• What you will do: Reproduce exactly only the lines from the line that holds "What seaborn and" to the line that holds "riser_x = [351, 383, 415, 447, 461, 565, 576]", inclusive, in the listing below, and please leave out every picture.
[BEGIN Record extracts]
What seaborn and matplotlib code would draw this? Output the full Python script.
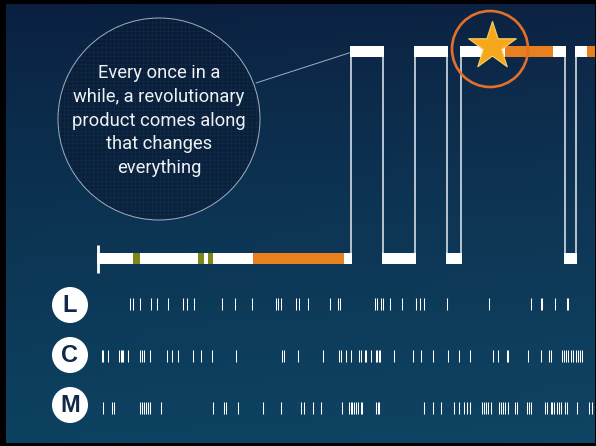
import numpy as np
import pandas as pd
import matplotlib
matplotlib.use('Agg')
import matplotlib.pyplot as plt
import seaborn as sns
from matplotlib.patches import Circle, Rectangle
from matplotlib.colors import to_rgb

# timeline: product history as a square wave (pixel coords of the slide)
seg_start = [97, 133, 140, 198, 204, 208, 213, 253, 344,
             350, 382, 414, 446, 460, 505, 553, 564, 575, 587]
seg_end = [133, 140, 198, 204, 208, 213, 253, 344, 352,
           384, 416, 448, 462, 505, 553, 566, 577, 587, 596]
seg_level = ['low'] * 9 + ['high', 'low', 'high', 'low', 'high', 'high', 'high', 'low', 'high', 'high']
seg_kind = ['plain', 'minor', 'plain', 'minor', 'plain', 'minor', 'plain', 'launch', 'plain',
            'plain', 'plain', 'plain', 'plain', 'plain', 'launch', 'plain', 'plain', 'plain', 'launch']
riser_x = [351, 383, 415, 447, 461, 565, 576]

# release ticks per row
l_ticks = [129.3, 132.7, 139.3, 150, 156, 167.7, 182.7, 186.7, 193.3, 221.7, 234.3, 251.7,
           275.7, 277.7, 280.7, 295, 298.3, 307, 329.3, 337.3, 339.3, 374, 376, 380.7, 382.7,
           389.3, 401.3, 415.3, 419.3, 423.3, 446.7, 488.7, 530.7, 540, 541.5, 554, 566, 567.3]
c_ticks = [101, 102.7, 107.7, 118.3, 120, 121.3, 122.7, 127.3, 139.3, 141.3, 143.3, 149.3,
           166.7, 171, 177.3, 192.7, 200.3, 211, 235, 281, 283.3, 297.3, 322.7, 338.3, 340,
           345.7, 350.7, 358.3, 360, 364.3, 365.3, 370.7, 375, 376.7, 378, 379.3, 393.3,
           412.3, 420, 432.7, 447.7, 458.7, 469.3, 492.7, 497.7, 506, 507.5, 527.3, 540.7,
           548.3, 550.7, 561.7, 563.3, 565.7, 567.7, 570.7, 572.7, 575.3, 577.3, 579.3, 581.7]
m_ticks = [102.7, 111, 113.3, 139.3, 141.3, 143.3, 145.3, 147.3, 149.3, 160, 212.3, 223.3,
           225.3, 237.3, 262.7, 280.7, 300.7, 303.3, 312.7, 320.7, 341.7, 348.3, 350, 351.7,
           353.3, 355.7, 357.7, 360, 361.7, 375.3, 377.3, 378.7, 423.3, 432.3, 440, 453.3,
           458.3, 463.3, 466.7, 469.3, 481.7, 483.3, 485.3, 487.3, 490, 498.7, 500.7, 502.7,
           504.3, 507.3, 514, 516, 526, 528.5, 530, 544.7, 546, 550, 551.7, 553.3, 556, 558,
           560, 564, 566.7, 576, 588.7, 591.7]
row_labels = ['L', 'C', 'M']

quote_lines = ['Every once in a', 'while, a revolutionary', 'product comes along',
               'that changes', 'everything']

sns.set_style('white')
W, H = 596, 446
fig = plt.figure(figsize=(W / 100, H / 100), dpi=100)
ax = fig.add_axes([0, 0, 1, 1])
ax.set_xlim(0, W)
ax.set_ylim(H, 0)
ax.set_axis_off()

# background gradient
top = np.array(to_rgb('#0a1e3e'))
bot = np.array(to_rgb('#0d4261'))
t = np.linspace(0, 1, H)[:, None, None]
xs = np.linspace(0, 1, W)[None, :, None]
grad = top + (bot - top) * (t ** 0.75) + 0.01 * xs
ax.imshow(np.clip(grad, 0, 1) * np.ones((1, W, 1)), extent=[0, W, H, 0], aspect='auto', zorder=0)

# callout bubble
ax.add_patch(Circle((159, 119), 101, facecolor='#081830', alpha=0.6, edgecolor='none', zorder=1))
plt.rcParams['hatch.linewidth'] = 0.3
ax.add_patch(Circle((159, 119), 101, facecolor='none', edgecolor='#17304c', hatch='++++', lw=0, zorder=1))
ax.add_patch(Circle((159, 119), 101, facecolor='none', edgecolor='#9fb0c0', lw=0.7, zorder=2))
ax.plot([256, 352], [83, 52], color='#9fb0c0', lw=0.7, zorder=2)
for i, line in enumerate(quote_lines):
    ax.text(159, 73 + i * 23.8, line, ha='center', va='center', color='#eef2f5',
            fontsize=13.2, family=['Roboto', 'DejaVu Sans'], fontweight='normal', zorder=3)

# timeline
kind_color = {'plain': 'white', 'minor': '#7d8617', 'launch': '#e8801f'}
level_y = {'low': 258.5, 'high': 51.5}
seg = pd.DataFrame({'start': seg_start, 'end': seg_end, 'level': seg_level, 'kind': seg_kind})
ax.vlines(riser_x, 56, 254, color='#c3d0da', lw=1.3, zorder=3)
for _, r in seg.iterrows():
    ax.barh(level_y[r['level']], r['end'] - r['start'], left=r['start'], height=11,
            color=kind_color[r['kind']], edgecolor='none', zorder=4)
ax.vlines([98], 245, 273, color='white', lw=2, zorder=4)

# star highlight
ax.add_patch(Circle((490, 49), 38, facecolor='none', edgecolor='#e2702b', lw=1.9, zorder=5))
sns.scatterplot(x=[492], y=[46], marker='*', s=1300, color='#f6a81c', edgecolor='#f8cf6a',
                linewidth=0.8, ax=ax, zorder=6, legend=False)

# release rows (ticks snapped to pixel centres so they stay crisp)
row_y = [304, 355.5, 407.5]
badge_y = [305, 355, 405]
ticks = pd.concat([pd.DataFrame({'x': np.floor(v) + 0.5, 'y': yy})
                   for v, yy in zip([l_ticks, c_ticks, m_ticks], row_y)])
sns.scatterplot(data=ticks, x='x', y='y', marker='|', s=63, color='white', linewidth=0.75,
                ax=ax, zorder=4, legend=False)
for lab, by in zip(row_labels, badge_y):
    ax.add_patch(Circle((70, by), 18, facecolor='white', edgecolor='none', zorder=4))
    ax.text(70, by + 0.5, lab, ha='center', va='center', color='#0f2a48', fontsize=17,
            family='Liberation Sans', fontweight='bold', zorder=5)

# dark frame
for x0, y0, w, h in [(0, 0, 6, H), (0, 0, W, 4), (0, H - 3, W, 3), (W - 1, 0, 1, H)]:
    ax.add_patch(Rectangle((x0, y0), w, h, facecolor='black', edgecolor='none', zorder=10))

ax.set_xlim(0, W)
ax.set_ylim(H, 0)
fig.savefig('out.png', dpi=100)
[END Record extracts]
[BEGIN Record extracts]
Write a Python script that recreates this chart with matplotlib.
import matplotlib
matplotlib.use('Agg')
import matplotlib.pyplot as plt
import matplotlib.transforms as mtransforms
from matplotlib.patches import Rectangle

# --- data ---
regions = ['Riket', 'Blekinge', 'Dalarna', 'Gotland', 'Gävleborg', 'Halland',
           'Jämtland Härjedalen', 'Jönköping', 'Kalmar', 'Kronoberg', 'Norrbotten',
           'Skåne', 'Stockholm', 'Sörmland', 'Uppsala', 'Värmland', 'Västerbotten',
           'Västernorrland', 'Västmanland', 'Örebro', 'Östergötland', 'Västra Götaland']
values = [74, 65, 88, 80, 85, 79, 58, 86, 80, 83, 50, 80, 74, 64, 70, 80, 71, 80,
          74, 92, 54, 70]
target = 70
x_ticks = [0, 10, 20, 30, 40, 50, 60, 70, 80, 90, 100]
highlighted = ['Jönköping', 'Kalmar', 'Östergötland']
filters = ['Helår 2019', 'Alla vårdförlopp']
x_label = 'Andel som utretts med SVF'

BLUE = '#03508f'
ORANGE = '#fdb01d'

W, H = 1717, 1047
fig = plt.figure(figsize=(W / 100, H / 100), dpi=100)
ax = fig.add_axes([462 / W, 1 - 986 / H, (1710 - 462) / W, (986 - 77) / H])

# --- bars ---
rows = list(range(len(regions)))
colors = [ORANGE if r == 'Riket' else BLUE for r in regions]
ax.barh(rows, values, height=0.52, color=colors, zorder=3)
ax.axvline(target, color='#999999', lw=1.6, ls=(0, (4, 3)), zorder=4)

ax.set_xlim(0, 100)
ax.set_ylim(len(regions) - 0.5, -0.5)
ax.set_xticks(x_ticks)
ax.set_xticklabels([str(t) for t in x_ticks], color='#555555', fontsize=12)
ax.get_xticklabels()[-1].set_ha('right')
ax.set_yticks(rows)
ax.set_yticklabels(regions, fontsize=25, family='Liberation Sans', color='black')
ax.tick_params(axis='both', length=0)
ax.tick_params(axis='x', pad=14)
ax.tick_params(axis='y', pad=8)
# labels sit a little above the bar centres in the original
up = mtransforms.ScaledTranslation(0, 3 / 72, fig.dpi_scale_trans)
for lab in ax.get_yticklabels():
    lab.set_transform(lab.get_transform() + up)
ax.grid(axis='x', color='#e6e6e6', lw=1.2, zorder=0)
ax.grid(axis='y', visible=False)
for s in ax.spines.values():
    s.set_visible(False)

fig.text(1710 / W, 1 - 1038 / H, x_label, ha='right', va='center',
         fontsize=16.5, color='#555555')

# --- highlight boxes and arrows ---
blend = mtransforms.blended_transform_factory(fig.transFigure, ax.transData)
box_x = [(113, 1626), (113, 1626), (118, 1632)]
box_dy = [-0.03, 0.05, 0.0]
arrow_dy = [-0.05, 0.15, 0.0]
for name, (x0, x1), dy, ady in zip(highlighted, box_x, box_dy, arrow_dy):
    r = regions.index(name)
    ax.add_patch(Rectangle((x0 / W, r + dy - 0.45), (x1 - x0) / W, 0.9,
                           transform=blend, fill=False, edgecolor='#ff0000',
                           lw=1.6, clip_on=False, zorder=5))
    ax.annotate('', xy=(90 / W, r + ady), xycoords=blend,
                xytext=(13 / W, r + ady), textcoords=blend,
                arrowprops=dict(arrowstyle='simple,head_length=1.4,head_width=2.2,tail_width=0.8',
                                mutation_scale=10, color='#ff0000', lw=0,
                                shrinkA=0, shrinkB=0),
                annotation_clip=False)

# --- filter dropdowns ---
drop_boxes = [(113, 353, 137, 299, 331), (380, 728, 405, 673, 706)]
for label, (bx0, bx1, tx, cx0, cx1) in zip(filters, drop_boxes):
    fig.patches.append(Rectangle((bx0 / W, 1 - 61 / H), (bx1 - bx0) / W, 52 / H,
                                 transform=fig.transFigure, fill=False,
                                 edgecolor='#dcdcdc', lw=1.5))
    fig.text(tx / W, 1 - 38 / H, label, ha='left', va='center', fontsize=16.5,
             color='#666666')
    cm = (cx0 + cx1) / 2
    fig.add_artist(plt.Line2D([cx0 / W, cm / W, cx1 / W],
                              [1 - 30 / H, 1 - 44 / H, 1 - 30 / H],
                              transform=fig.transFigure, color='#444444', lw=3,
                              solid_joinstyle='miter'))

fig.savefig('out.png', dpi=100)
[END Record extracts]
[BEGIN Record extracts]
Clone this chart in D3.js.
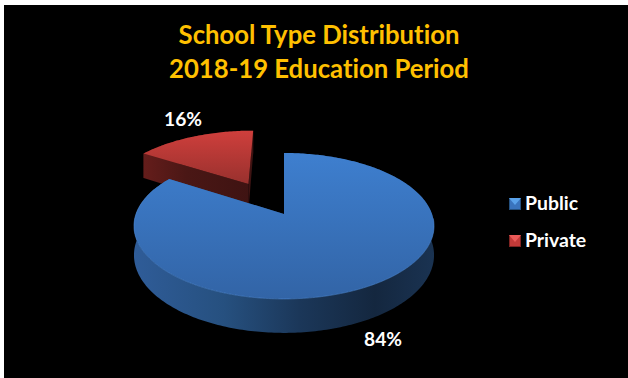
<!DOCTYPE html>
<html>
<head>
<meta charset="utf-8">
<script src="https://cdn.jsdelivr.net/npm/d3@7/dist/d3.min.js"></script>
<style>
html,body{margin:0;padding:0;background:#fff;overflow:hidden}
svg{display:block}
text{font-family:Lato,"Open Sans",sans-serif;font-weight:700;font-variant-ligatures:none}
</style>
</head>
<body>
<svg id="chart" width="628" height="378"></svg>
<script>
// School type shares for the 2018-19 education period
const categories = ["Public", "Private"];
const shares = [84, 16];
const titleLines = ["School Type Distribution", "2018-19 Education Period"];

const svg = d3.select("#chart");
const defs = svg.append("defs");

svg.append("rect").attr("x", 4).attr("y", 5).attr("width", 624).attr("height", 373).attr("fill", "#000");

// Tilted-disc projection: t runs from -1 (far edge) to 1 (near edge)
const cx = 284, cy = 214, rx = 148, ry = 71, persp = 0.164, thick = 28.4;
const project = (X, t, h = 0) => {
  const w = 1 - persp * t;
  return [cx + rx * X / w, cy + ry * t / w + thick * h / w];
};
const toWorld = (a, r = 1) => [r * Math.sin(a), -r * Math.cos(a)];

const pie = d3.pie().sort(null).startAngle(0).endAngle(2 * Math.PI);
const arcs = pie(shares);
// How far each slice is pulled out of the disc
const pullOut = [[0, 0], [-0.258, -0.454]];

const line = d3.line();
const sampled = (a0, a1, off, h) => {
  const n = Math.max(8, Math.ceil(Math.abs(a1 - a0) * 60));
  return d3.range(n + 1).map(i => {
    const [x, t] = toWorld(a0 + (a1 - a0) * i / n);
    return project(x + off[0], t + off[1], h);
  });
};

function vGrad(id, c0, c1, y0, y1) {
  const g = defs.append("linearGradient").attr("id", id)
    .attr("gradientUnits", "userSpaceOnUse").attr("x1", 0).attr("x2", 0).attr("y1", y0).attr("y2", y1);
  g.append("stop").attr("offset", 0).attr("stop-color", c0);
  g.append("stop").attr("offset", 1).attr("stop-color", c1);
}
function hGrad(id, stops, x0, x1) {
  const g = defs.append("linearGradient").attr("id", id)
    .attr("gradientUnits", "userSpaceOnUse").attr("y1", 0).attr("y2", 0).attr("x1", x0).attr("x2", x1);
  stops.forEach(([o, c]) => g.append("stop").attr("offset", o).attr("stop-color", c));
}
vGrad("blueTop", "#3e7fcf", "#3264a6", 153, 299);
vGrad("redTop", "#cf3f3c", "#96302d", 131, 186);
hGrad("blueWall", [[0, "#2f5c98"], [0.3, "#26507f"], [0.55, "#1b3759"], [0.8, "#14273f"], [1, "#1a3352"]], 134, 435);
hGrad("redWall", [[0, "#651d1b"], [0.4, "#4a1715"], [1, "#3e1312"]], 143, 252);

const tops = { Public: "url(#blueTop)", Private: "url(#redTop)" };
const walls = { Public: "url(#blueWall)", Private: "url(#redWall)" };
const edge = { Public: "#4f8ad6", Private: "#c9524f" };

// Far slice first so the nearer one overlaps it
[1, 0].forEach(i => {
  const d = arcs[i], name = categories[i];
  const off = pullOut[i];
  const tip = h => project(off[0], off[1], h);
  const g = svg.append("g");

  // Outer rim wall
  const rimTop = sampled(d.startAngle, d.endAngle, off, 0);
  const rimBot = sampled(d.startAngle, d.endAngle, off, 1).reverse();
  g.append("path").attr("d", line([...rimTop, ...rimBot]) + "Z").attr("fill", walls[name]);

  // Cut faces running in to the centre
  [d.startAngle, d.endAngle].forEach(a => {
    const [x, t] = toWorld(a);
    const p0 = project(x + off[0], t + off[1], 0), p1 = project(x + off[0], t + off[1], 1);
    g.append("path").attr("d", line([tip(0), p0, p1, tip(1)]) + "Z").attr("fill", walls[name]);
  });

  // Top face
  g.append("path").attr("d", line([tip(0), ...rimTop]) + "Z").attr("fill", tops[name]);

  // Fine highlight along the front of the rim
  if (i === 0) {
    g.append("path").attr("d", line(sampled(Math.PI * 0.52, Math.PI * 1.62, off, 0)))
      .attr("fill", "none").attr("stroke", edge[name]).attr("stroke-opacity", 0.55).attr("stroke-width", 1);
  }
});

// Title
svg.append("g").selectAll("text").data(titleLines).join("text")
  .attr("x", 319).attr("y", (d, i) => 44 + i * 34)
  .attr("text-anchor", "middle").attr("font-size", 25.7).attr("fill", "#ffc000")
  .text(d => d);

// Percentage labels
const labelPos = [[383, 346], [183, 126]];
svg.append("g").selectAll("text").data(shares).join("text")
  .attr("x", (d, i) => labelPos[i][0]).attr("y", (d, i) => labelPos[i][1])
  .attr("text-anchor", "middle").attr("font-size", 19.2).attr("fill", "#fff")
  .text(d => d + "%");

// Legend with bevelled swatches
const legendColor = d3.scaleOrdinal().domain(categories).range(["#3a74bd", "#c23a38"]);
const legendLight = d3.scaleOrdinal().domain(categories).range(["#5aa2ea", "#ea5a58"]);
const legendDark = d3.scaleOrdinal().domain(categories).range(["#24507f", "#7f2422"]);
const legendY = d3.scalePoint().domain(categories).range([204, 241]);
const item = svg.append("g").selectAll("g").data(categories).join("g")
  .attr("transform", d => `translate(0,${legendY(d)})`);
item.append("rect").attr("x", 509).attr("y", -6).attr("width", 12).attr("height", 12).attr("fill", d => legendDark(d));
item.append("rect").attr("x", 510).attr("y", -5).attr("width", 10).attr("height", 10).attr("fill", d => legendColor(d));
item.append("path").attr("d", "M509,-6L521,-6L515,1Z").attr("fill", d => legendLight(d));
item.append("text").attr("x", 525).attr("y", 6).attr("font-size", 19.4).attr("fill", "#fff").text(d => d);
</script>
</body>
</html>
[END Record extracts]
• Result:
What seaborn and matplotlib code would draw this? Output the full Python script.
import numpy as np
import pandas as pd
import matplotlib
matplotlib.use('Agg')
import matplotlib.pyplot as plt
import seaborn as sns
from matplotlib.patches import Circle, Rectangle
from matplotlib.colors import to_rgb

# timeline: product history as a square wave (pixel coords of the slide)
seg_start = [97, 133, 140, 198, 204, 208, 213, 253, 344,
             350, 382, 414, 446, 460, 505, 553, 564, 575, 587]
seg_end = [133, 140, 198, 204, 208, 213, 253, 344, 352,
           384, 416, 448, 462, 505, 553, 566, 577, 587, 596]
seg_level = ['low'] * 9 + ['high', 'low', 'high', 'low', 'high', 'high', 'high', 'low', 'high', 'high']
seg_kind = ['plain', 'minor', 'plain', 'minor', 'plain', 'minor', 'plain', 'launch', 'plain',
            'plain', 'plain', 'plain', 'plain', 'plain', 'launch', 'plain', 'plain', 'plain', 'launch']
riser_x = [351, 383, 415, 447, 461, 565, 576]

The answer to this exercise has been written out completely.